EXERCISE AIM
Check every line of the entries for "script", and copy the lines that hold it.
--- START SOURCE DATA ---
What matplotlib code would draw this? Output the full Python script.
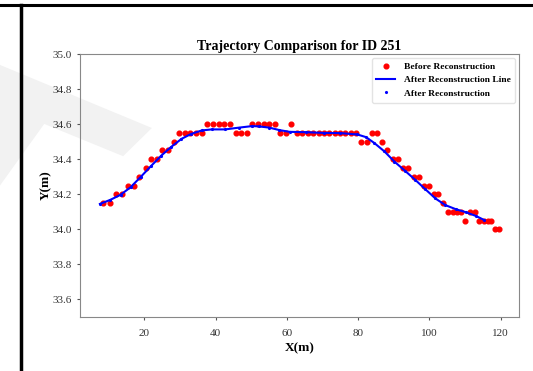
--- END SOURCE DATA ---
--- START SOURCE DATA ---
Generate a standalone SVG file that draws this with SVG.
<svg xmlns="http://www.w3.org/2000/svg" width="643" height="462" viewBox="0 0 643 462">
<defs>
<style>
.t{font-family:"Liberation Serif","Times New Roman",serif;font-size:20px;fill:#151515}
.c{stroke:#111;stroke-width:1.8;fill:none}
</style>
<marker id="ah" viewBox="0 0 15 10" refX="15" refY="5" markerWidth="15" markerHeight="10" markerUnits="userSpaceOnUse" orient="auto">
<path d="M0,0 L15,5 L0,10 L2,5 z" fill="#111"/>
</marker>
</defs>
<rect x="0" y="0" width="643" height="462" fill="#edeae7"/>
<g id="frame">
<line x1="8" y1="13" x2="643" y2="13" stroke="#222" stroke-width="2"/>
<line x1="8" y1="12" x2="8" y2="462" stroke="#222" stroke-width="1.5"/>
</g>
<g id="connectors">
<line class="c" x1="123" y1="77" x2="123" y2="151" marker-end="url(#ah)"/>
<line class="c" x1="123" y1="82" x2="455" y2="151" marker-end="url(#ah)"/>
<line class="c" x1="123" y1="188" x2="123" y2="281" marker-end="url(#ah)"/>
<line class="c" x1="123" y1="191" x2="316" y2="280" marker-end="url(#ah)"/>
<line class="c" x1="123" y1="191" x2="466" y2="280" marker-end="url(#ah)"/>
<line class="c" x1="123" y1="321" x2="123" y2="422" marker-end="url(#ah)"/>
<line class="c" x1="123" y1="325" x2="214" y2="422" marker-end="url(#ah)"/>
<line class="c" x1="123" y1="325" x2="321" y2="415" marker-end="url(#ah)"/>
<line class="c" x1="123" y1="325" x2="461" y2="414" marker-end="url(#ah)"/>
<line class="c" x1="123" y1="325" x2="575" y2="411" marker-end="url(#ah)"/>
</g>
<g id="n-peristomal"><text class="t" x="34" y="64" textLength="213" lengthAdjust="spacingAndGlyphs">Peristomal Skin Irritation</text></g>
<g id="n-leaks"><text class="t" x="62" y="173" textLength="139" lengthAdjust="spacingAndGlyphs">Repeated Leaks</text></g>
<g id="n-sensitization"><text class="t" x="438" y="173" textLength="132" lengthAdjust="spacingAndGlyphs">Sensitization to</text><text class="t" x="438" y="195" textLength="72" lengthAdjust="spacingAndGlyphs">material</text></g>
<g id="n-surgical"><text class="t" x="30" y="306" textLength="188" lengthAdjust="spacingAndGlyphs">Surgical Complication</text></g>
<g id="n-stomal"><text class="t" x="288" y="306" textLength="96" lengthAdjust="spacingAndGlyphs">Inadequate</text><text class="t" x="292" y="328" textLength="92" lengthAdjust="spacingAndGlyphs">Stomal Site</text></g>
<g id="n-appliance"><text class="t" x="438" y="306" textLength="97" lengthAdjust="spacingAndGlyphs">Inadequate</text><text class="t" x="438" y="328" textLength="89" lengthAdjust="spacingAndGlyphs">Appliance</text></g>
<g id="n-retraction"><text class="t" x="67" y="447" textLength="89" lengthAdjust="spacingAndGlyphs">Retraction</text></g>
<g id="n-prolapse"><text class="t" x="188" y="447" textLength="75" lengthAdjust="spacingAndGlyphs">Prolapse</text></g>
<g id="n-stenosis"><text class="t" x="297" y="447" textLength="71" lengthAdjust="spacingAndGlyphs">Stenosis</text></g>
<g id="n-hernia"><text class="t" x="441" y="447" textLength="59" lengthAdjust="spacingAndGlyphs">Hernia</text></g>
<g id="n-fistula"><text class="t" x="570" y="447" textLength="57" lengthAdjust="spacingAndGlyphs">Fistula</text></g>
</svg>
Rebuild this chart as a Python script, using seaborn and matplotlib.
--- END SOURCE DATA ---
EXPECTED ANSWER
What matplotlib code would draw this? Output the full Python script.
Rebuild this chart as a Python script, using seaborn and matplotlib.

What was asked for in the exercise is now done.